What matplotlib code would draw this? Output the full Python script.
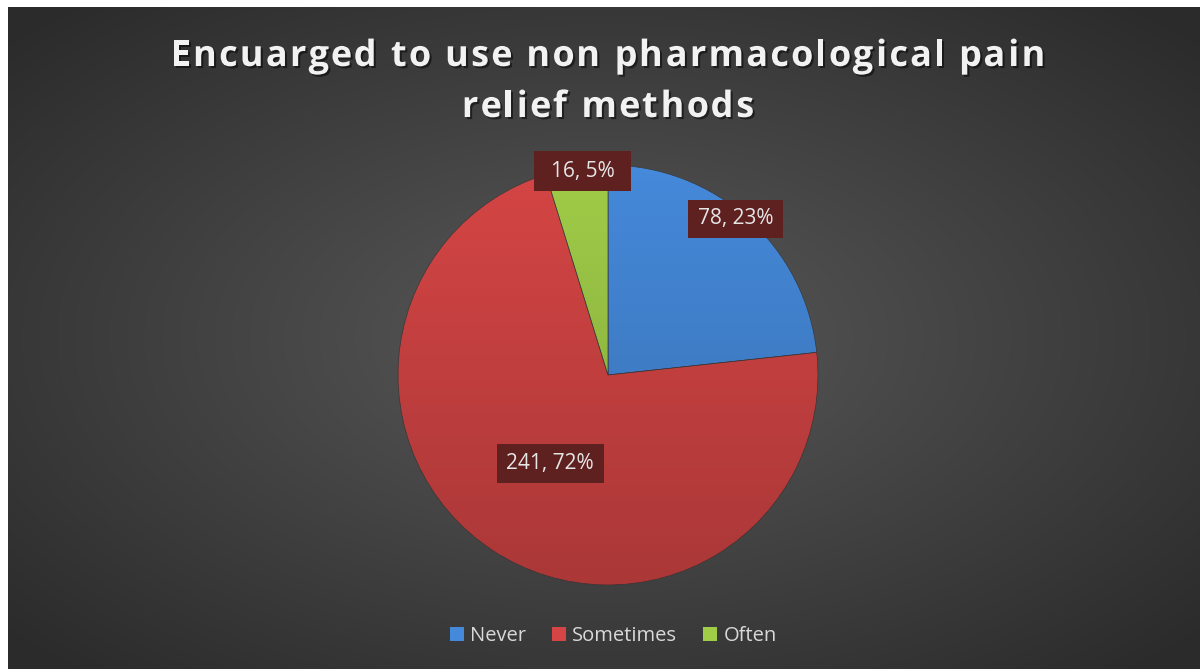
import numpy as np
import matplotlib
matplotlib.use("Agg")
from matplotlib import pyplot as plt
from matplotlib.patches import Patch, Rectangle, Circle
import matplotlib.patheffects as pe

categories = ["Never", "Sometimes", "Often"]
counts = [78, 241, 16]
percents = [23, 72, 5]
colors = ["#4589da", "#d54545", "#a0cc48"]

# label placement: distance from centre (radii), angle nudge (deg), box size (px)
label_dist = [0.96, 0.502, 0.977]
label_shift = [2.7, 0.0, -1.5]
box_px = [(95, 38), (107, 39), (97, 40)]

title_lines = ["Encuarged to use non pharmacological pain", "relief methods"]

fig = plt.figure(figsize=(12, 6.69), dpi=100)
fig.patch.set_facecolor("white")

# dark radial gradient background (leaves a thin white margin top/left)
bg = fig.add_axes([8/1200, 0, 1 - 8/1200, 1 - 7/669])
yy, xx = np.mgrid[-1:1:300j, -1:1:500j]
r = np.sqrt(xx**2 + yy**2)
shade = 0.35 - 0.18*np.clip(r/1.35, 0, 1)
bg.imshow(np.dstack([shade, shade, shade]), extent=[0, 1, 0, 1], aspect="auto")
bg.set_axis_off()

# title with letter spacing, drawn char by char
fig.canvas.draw()
renderer = fig.canvas.get_renderer()
tkw = dict(color="#f2f2f2", fontsize=26, fontweight="bold", family="Open Sans",
           path_effects=[pe.withSimplePatchShadow(offset=(1.5, -1.5), shadow_rgbFace="black", alpha=0.5)])

def width_of(s):
    t = fig.text(0, 0, s + "x", **tkw)
    x = fig.text(0, 0, "x", **tkw)
    w = t.get_window_extent(renderer).width - x.get_window_extent(renderer).width
    t.remove(); x.remove()
    return w

spacing = 2.2
for line, ypix in zip(title_lines, [57, 108]):
    total = width_of(line) + spacing*(len(line) - 1)
    x0 = 608 - total/2
    for i, ch in enumerate(line):
        off = width_of(line[:i]) if i else 0
        fig.text((x0 + off + spacing*i)/1200, 1 - ypix/669, ch, ha="left", va="center", **tkw)

ax = fig.add_axes([(608-210)/1200, (294-210)/669, 420/1200, 420/669])
wedges, _ = ax.pie(counts, colors=colors, startangle=90, counterclock=False, radius=1,
                   wedgeprops=dict(edgecolor="#3a3a3a", linewidth=0.5))
# soft top-to-bottom shading over the pie
gy = np.linspace(0, 1, 200)[:, None] * np.ones((1, 2))
overlay = np.zeros((200, 2, 4))
overlay[..., 3] = 0.2 * gy
im = ax.imshow(overlay, extent=[-1, 1, -1, 1], aspect="auto", zorder=3)
im.set_clip_path(Circle((0, 0), 1, transform=ax.transData))
ax.set_xlim(-1, 1)
ax.set_ylim(-1, 1)
ax.set_axis_off()

for wdg, c, p, d, s, (bw, bh) in zip(wedges, counts, percents, label_dist, label_shift, box_px):
    ang = np.deg2rad((wdg.theta1 + wdg.theta2)/2 + s)
    lx, ly = d*np.cos(ang), d*np.sin(ang)
    w, h = bw/210, bh/210
    ax.add_patch(Rectangle((lx - w/2, ly - h/2), w, h, facecolor="#5f2020",
                           edgecolor="none", zorder=4, clip_on=False))
    ax.text(lx, ly, f"{c}, {p}%", ha="center", va="center", zorder=5,
            color="#e6e6e6", fontsize=15, family="Open Sans")

handles = [Patch(facecolor=col, edgecolor="none") for col in colors]
leg = fig.legend(handles, categories, loc="center", bbox_to_anchor=(0.511, 1 - 636/669),
                 ncol=3, frameon=False, handlelength=0.7, handleheight=0.7,
                 handletextpad=0.3, columnspacing=1.3, prop={"family": "Open Sans", "size": 14.5})
for t in leg.get_texts():
    t.set_color("#d9d9d9")

plt.savefig("out.png", dpi=100, facecolor=fig.get_facecolor())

_AIM_
Reproduce the listing above exactly, excluding all pictures.

_FINISHED ANSWER_
What matplotlib code would draw this? Output the full Python script.
import numpy as np
import matplotlib
matplotlib.use("Agg")
from matplotlib import pyplot as plt
from matplotlib.patches import Patch, Rectangle, Circle
import matplotlib.patheffects as pe

categories = ["Never", "Sometimes", "Often"]
counts = [78, 241, 16]
percents = [23, 72, 5]
colors = ["#4589da", "#d54545", "#a0cc48"]

# label placement: distance from centre (radii), angle nudge (deg), box size (px)
label_dist = [0.96, 0.502, 0.977]
label_shift = [2.7, 0.0, -1.5]
box_px = [(95, 38), (107, 39), (97, 40)]

title_lines = ["Encuarged to use non pharmacological pain", "relief methods"]

fig = plt.figure(figsize=(12, 6.69), dpi=100)
fig.patch.set_facecolor("white")

# dark radial gradient background (leaves a thin white margin top/left)
bg = fig.add_axes([8/1200, 0, 1 - 8/1200, 1 - 7/669])
yy, xx = np.mgrid[-1:1:300j, -1:1:500j]
r = np.sqrt(xx**2 + yy**2)
shade = 0.35 - 0.18*np.clip(r/1.35, 0, 1)
bg.imshow(np.dstack([shade, shade, shade]), extent=[0, 1, 0, 1], aspect="auto")
bg.set_axis_off()

# title with letter spacing, drawn char by char
fig.canvas.draw()
renderer = fig.canvas.get_renderer()
tkw = dict(color="#f2f2f2", fontsize=26, fontweight="bold", family="Open Sans",
           path_effects=[pe.withSimplePatchShadow(offset=(1.5, -1.5), shadow_rgbFace="black", alpha=0.5)])

def width_of(s):
    t = fig.text(0, 0, s + "x", **tkw)
    x = fig.text(0, 0, "x", **tkw)
    w = t.get_window_extent(renderer).width - x.get_window_extent(renderer).width
    t.remove(); x.remove()
    return w

spacing = 2.2
for line, ypix in zip(title_lines, [57, 108]):
    total = width_of(line) + spacing*(len(line) - 1)
    x0 = 608 - total/2
    for i, ch in enumerate(line):
        off = width_of(line[:i]) if i else 0
        fig.text((x0 + off + spacing*i)/1200, 1 - ypix/669, ch, ha="left", va="center", **tkw)

ax = fig.add_axes([(608-210)/1200, (294-210)/669, 420/1200, 420/669])
wedges, _ = ax.pie(counts, colors=colors, startangle=90, counterclock=False, radius=1,
                   wedgeprops=dict(edgecolor="#3a3a3a", linewidth=0.5))
# soft top-to-bottom shading over the pie
gy = np.linspace(0, 1, 200)[:, None] * np.ones((1, 2))
overlay = np.zeros((200, 2, 4))
overlay[..., 3] = 0.2 * gy
im = ax.imshow(overlay, extent=[-1, 1, -1, 1], aspect="auto", zorder=3)
im.set_clip_path(Circle((0, 0), 1, transform=ax.transData))
ax.set_xlim(-1, 1)
ax.set_ylim(-1, 1)
ax.set_axis_off()

for wdg, c, p, d, s, (bw, bh) in zip(wedges, counts, percents, label_dist, label_shift, box_px):
    ang = np.deg2rad((wdg.theta1 + wdg.theta2)/2 + s)
    lx, ly = d*np.cos(ang), d*np.sin(ang)
    w, h = bw/210, bh/210
    ax.add_patch(Rectangle((lx - w/2, ly - h/2), w, h, facecolor="#5f2020",
                           edgecolor="none", zorder=4, clip_on=False))
    ax.text(lx, ly, f"{c}, {p}%", ha="center", va="center", zorder=5,
            color="#e6e6e6", fontsize=15, family="Open Sans")

handles = [Patch(facecolor=col, edgecolor="none") for col in colors]
leg = fig.legend(handles, categories, loc="center", bbox_to_anchor=(0.511, 1 - 636/669),
                 ncol=3, frameon=False, handlelength=0.7, handleheight=0.7,
                 handletextpad=0.3, columnspacing=1.3, prop={"family": "Open Sans", "size": 14.5})
for t in leg.get_texts():
    t.set_color("#d9d9d9")

plt.savefig("out.png", dpi=100, facecolor=fig.get_facecolor())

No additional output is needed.